*** Raw data ***

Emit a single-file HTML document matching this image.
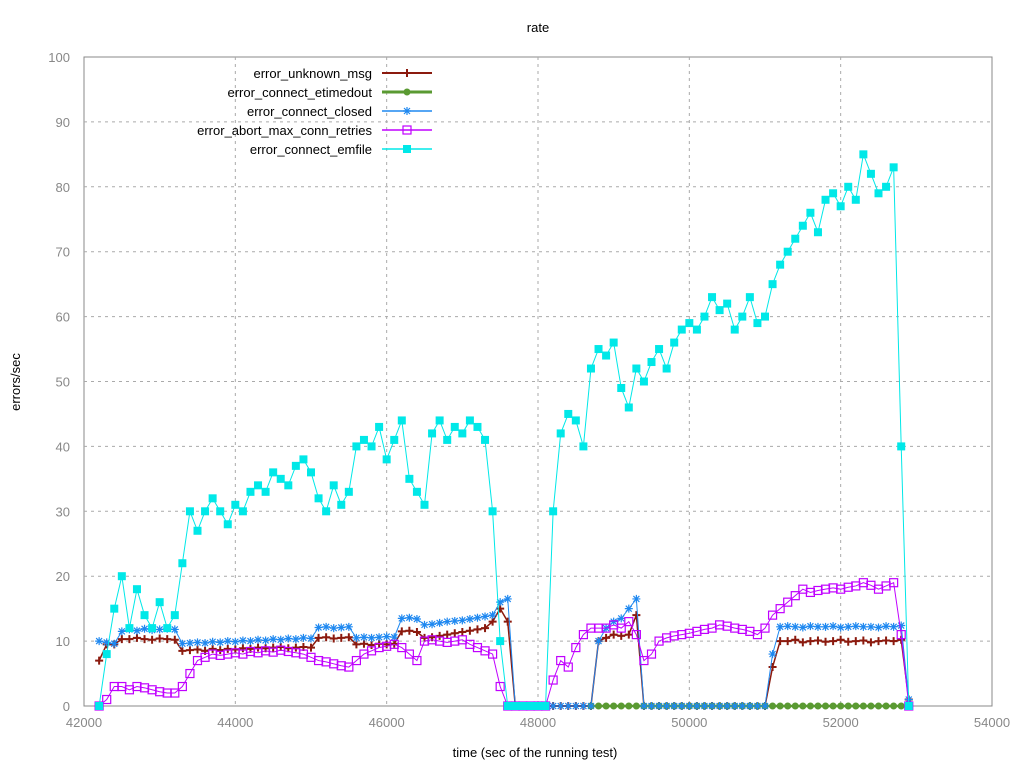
<!DOCTYPE html>
<html><head><meta charset="utf-8"><style>
body{margin:0;background:#fff;font-family:"Liberation Sans",sans-serif}
svg text{font-family:"Liberation Sans",sans-serif;font-size:13px}
</style></head><body>
<svg id="chart" width="1024" height="768" xmlns="http://www.w3.org/2000/svg">
<text x="538" y="32" text-anchor="middle" fill="#000">rate</text>
<text x="20" y="382" text-anchor="middle" transform="rotate(-90 20 382)">errors/sec</text>
<text x="535" y="757" text-anchor="middle">time (sec of the running test)</text>
<g id="grid"></g><g id="ticks"></g><g id="series"></g><g id="legend"></g>
</svg>
<script>
const xStart = 42200, xStep = 100;
const xTicks = [42000,44000,46000,48000,50000,52000,54000];
const yTicks = [0,10,20,30,40,50,60,70,80,90,100];
const emfile = [0,8,15,20,12,18,14,12,16,12,14,22,30,27,30,32,30,28,31,30,33,34,33,36,35,34,37,38,36,32,30,34,31,33,40,41,40,43,38,41,44,35,33,31,42,44,41,43,42,44,43,41,30,10,0,0,0,0,0,0,30,42,45,44,40,52,55,54,56,49,46,52,50,53,55,52,56,58,59,58,60,63,61,62,58,60,63,59,60,65,68,70,72,74,76,73,78,79,77,80,78,85,82,79,80,83,40,0];
const unknownMsg = [7,9.5,9.5,10.3,10.3,10.5,10.3,10.2,10.4,10.3,10.2,8.5,8.6,8.7,8.5,8.8,8.6,8.8,8.7,8.9,8.8,9,8.9,9,9.1,8.9,9,9.1,9,10.5,10.6,10.4,10.5,10.6,9.5,9.6,9.4,9.6,9.5,9.6,11.5,11.6,11.4,10.5,10.6,10.8,11,11.2,11.4,11.6,11.8,12,13,15,13,0,0,0,0,0,0,0,0,0,0,0,10,10.5,11,10.8,11,14,0,0,0,0,0,0,0,0,0,0,0,0,0,0,0,0,0,6,10,10,10.2,9.8,10,10.1,9.9,10,10.2,9.9,10,10.1,9.8,10,10.1,10,10.2,1];
const closed = [10,9.8,9.6,11.5,11.8,11.6,11.9,11.7,11.8,11.9,11.8,9.6,9.7,9.8,9.7,9.9,9.8,10,9.9,10.1,10,10.2,10.1,10.3,10.2,10.4,10.3,10.5,10.4,12.1,12.2,12,12.1,12.2,10.5,10.6,10.5,10.6,10.7,10.6,13.5,13.6,13.4,12.5,12.6,12.8,13,13.1,13.2,13.4,13.6,13.8,14,16,16.5,0,0,0,0,0,0,0,0,0,0,0,10,12,13,13.5,15,16.5,0,0,0,0,0,0,0,0,0,0,0,0,0,0,0,0,0,8,12.2,12.3,12.2,12.1,12.3,12.2,12.2,12.3,12.1,12.2,12.3,12.2,12.2,12.1,12.3,12.2,12.4,1];
const retries = [0,1,3,3,2.5,3,2.8,2.5,2.2,2,2,3,5,7,7.5,8,7.8,8,8.2,8,8.4,8.2,8.5,8.3,8.6,8.4,8.2,8,7.5,7,6.8,6.5,6.2,6,7,8,8.5,9,9.2,9.5,9,8,7,10,10.2,10,9.8,10,10.2,9.5,9,8.5,8,3,0,0,0,0,0,0,4,7,6,9,11,12,12,12,12.5,12,13,11,7,8,10,10.5,10.8,11,11.2,11.5,11.8,12,12.5,12.3,12,11.8,11.5,11,12,14,15,16,17,18,17.5,17.8,18,18.2,18,18.3,18.5,19,18.6,18,18.5,19,11,0];
const etimedoutStart = 48700;
const etimedout = [0,0,0,0,0,0,0,0,0,0,0,0,0,0,0,0,0,0,0,0,0,0,0,0,0,0,0,0,0,0,0,0,0,0,0,0,0,0,0,0,0,0];
const legendNames = ["error_unknown_msg","error_connect_etimedout","error_connect_closed","error_abort_max_conn_retries","error_connect_emfile"];

const NS="http://www.w3.org/2000/svg";
const L=84,R=992,T=57,B=706;
const sx=v=>L+(v-42000)/(54000-42000)*(R-L);
const sy=v=>B-v/100*(B-T);
function mk(tag,parent,attrs){const e=document.createElementNS(NS,tag);for(const k in attrs)e.setAttribute(k,attrs[k]);parent.appendChild(e);return e;}
const grid=document.getElementById('grid'),ticks=document.getElementById('ticks'),ser=document.getElementById('series'),leg=document.getElementById('legend');
mk('rect',grid,{x:L,y:T,width:R-L,height:B-T,fill:'none',stroke:'#888'});
yTicks.forEach(v=>{const y=sy(v);
 if(v>0&&v<100){const g=mk('line',grid,{x1:L,x2:R,y1:y,y2:y,stroke:'#aaa','stroke-dasharray':'3,4'});}
 const t=mk('text',ticks,{x:L-14,y:y+5,'text-anchor':'end',fill:'#888'});t.textContent=v;
 });
xTicks.forEach(v=>{const x=sx(v);
 if(v>42000&&v<54000){const g=mk('line',grid,{x1:x,x2:x,y1:T,y2:B,stroke:'#aaa','stroke-dasharray':'3,4'});}
 const t=mk('text',ticks,{x:x,y:B+21,'text-anchor':'middle',fill:'#888'});t.textContent=v;
 });

function marker(g,type,x,y,c){
 if(type==='plus'){mk('path',g,{d:`M${x-4},${y}h8M${x},${y-4}v8`,stroke:c,'stroke-width':2});}
 else if(type==='circle'){mk('circle',g,{cx:x,cy:y,r:3.5,fill:c});}
 else if(type==='star'){mk('path',g,{d:`M${x-4},${y}h8M${x},${y-4}v8M${x-3},${y-3}l6,6M${x-3},${y+3}l6,-6`,stroke:c,'stroke-width':1.2});}
 else if(type==='osq'){mk('rect',g,{x:x-4,y:y-4,width:8,height:8,fill:'none',stroke:c,'stroke-width':1.2});}
 else {mk('rect',g,{x:x-4,y:y-4,width:8,height:8,fill:c});}
}
function drawSeries(name,data,start,color,type,lw){
 const g=mk('g',ser,{});
 
 
 const pts=data.map((v,i)=>[sx(start+i*xStep),sy(v)]);
 const p=mk('polyline',g,{points:pts.map(p=>p.join(',')).join(' '),fill:'none',stroke:color,'stroke-width':lw});
 
 
 pts.forEach(q=>marker(g,type,q[0],q[1],color));
}
const specs=[
 ['error-unknown-msg',unknownMsg,xStart,'#8b1a0e','plus',1.5],
 ['error-connect-etimedout',etimedout,etimedoutStart,'#5a9a32','circle',2.5],
 ['error-connect-closed',closed,xStart,'#1e88f0','star',1],
 ['error-abort-max-conn-retries',retries,xStart,'#c000ff','osq',1],
 ['error-connect-emfile',emfile,xStart,'#00e8e8','sq',1]];
specs.forEach(s=>drawSeries(...s));
specs.forEach((s,i)=>{const y=73+i*19;
 const g=mk('g',leg,{});
 
 
 const t=mk('text',g,{x:372,y:y+5,'text-anchor':'end',fill:'#000'});t.textContent=legendNames[i];
 mk('line',g,{x1:382,x2:432,y1:y,y2:y,stroke:s[3],'stroke-width':s[5]+0.5});
 marker(g,s[4],407,y,s[3]);
});
</script>
</body></html>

***

**Task:**
Omit the pictures and give the material again, exactly and in full.

**Full solution:**
Emit a single-file HTML document matching this image.
<!DOCTYPE html>
<html><head><meta charset="utf-8"><style>
body{margin:0;background:#fff;font-family:"Liberation Sans",sans-serif}
svg text{font-family:"Liberation Sans",sans-serif;font-size:13px}
</style></head><body>
<svg id="chart" width="1024" height="768" xmlns="http://www.w3.org/2000/svg">
<text x="538" y="32" text-anchor="middle" fill="#000">rate</text>
<text x="20" y="382" text-anchor="middle" transform="rotate(-90 20 382)">errors/sec</text>
<text x="535" y="757" text-anchor="middle">time (sec of the running test)</text>
<g id="grid"></g><g id="ticks"></g><g id="series"></g><g id="legend"></g>
</svg>
<script>
const xStart = 42200, xStep = 100;
const xTicks = [42000,44000,46000,48000,50000,52000,54000];
const yTicks = [0,10,20,30,40,50,60,70,80,90,100];
const emfile = [0,8,15,20,12,18,14,12,16,12,14,22,30,27,30,32,30,28,31,30,33,34,33,36,35,34,37,38,36,32,30,34,31,33,40,41,40,43,38,41,44,35,33,31,42,44,41,43,42,44,43,41,30,10,0,0,0,0,0,0,30,42,45,44,40,52,55,54,56,49,46,52,50,53,55,52,56,58,59,58,60,63,61,62,58,60,63,59,60,65,68,70,72,74,76,73,78,79,77,80,78,85,82,79,80,83,40,0];
const unknownMsg = [7,9.5,9.5,10.3,10.3,10.5,10.3,10.2,10.4,10.3,10.2,8.5,8.6,8.7,8.5,8.8,8.6,8.8,8.7,8.9,8.8,9,8.9,9,9.1,8.9,9,9.1,9,10.5,10.6,10.4,10.5,10.6,9.5,9.6,9.4,9.6,9.5,9.6,11.5,11.6,11.4,10.5,10.6,10.8,11,11.2,11.4,11.6,11.8,12,13,15,13,0,0,0,0,0,0,0,0,0,0,0,10,10.5,11,10.8,11,14,0,0,0,0,0,0,0,0,0,0,0,0,0,0,0,0,0,6,10,10,10.2,9.8,10,10.1,9.9,10,10.2,9.9,10,10.1,9.8,10,10.1,10,10.2,1];
const closed = [10,9.8,9.6,11.5,11.8,11.6,11.9,11.7,11.8,11.9,11.8,9.6,9.7,9.8,9.7,9.9,9.8,10,9.9,10.1,10,10.2,10.1,10.3,10.2,10.4,10.3,10.5,10.4,12.1,12.2,12,12.1,12.2,10.5,10.6,10.5,10.6,10.7,10.6,13.5,13.6,13.4,12.5,12.6,12.8,13,13.1,13.2,13.4,13.6,13.8,14,16,16.5,0,0,0,0,0,0,0,0,0,0,0,10,12,13,13.5,15,16.5,0,0,0,0,0,0,0,0,0,0,0,0,0,0,0,0,0,8,12.2,12.3,12.2,12.1,12.3,12.2,12.2,12.3,12.1,12.2,12.3,12.2,12.2,12.1,12.3,12.2,12.4,1];
const retries = [0,1,3,3,2.5,3,2.8,2.5,2.2,2,2,3,5,7,7.5,8,7.8,8,8.2,8,8.4,8.2,8.5,8.3,8.6,8.4,8.2,8,7.5,7,6.8,6.5,6.2,6,7,8,8.5,9,9.2,9.5,9,8,7,10,10.2,10,9.8,10,10.2,9.5,9,8.5,8,3,0,0,0,0,0,0,4,7,6,9,11,12,12,12,12.5,12,13,11,7,8,10,10.5,10.8,11,11.2,11.5,11.8,12,12.5,12.3,12,11.8,11.5,11,12,14,15,16,17,18,17.5,17.8,18,18.2,18,18.3,18.5,19,18.6,18,18.5,19,11,0];
const etimedoutStart = 48700;
const etimedout = [0,0,0,0,0,0,0,0,0,0,0,0,0,0,0,0,0,0,0,0,0,0,0,0,0,0,0,0,0,0,0,0,0,0,0,0,0,0,0,0,0,0];
const legendNames = ["error_unknown_msg","error_connect_etimedout","error_connect_closed","error_abort_max_conn_retries","error_connect_emfile"];

const NS="http://www.w3.org/2000/svg";
const L=84,R=992,T=57,B=706;
const sx=v=>L+(v-42000)/(54000-42000)*(R-L);
const sy=v=>B-v/100*(B-T);
function mk(tag,parent,attrs){const e=document.createElementNS(NS,tag);for(const k in attrs)e.setAttribute(k,attrs[k]);parent.appendChild(e);return e;}
const grid=document.getElementById('grid'),ticks=document.getElementById('ticks'),ser=document.getElementById('series'),leg=document.getElementById('legend');
mk('rect',grid,{x:L,y:T,width:R-L,height:B-T,fill:'none',stroke:'#888'});
yTicks.forEach(v=>{const y=sy(v);
 if(v>0&&v<100){const g=mk('line',grid,{x1:L,x2:R,y1:y,y2:y,stroke:'#aaa','stroke-dasharray':'3,4'});}
 const t=mk('text',ticks,{x:L-14,y:y+5,'text-anchor':'end',fill:'#888'});t.textContent=v;
 });
xTicks.forEach(v=>{const x=sx(v);
 if(v>42000&&v<54000){const g=mk('line',grid,{x1:x,x2:x,y1:T,y2:B,stroke:'#aaa','stroke-dasharray':'3,4'});}
 const t=mk('text',ticks,{x:x,y:B+21,'text-anchor':'middle',fill:'#888'});t.textContent=v;
 });

function marker(g,type,x,y,c){
 if(type==='plus'){mk('path',g,{d:`M${x-4},${y}h8M${x},${y-4}v8`,stroke:c,'stroke-width':2});}
 else if(type==='circle'){mk('circle',g,{cx:x,cy:y,r:3.5,fill:c});}
 else if(type==='star'){mk('path',g,{d:`M${x-4},${y}h8M${x},${y-4}v8M${x-3},${y-3}l6,6M${x-3},${y+3}l6,-6`,stroke:c,'stroke-width':1.2});}
 else if(type==='osq'){mk('rect',g,{x:x-4,y:y-4,width:8,height:8,fill:'none',stroke:c,'stroke-width':1.2});}
 else {mk('rect',g,{x:x-4,y:y-4,width:8,height:8,fill:c});}
}
function drawSeries(name,data,start,color,type,lw){
 const g=mk('g',ser,{});
 
 
 const pts=data.map((v,i)=>[sx(start+i*xStep),sy(v)]);
 const p=mk('polyline',g,{points:pts.map(p=>p.join(',')).join(' '),fill:'none',stroke:color,'stroke-width':lw});
 
 
 pts.forEach(q=>marker(g,type,q[0],q[1],color));
}
const specs=[
 ['error-unknown-msg',unknownMsg,xStart,'#8b1a0e','plus',1.5],
 ['error-connect-etimedout',etimedout,etimedoutStart,'#5a9a32','circle',2.5],
 ['error-connect-closed',closed,xStart,'#1e88f0','star',1],
 ['error-abort-max-conn-retries',retries,xStart,'#c000ff','osq',1],
 ['error-connect-emfile',emfile,xStart,'#00e8e8','sq',1]];
specs.forEach(s=>drawSeries(...s));
specs.forEach((s,i)=>{const y=73+i*19;
 const g=mk('g',leg,{});
 
 
 const t=mk('text',g,{x:372,y:y+5,'text-anchor':'end',fill:'#000'});t.textContent=legendNames[i];
 mk('line',g,{x1:382,x2:432,y1:y,y2:y,stroke:s[3],'stroke-width':s[5]+0.5});
 marker(g,s[4],407,y,s[3]);
});
</script>
</body></html>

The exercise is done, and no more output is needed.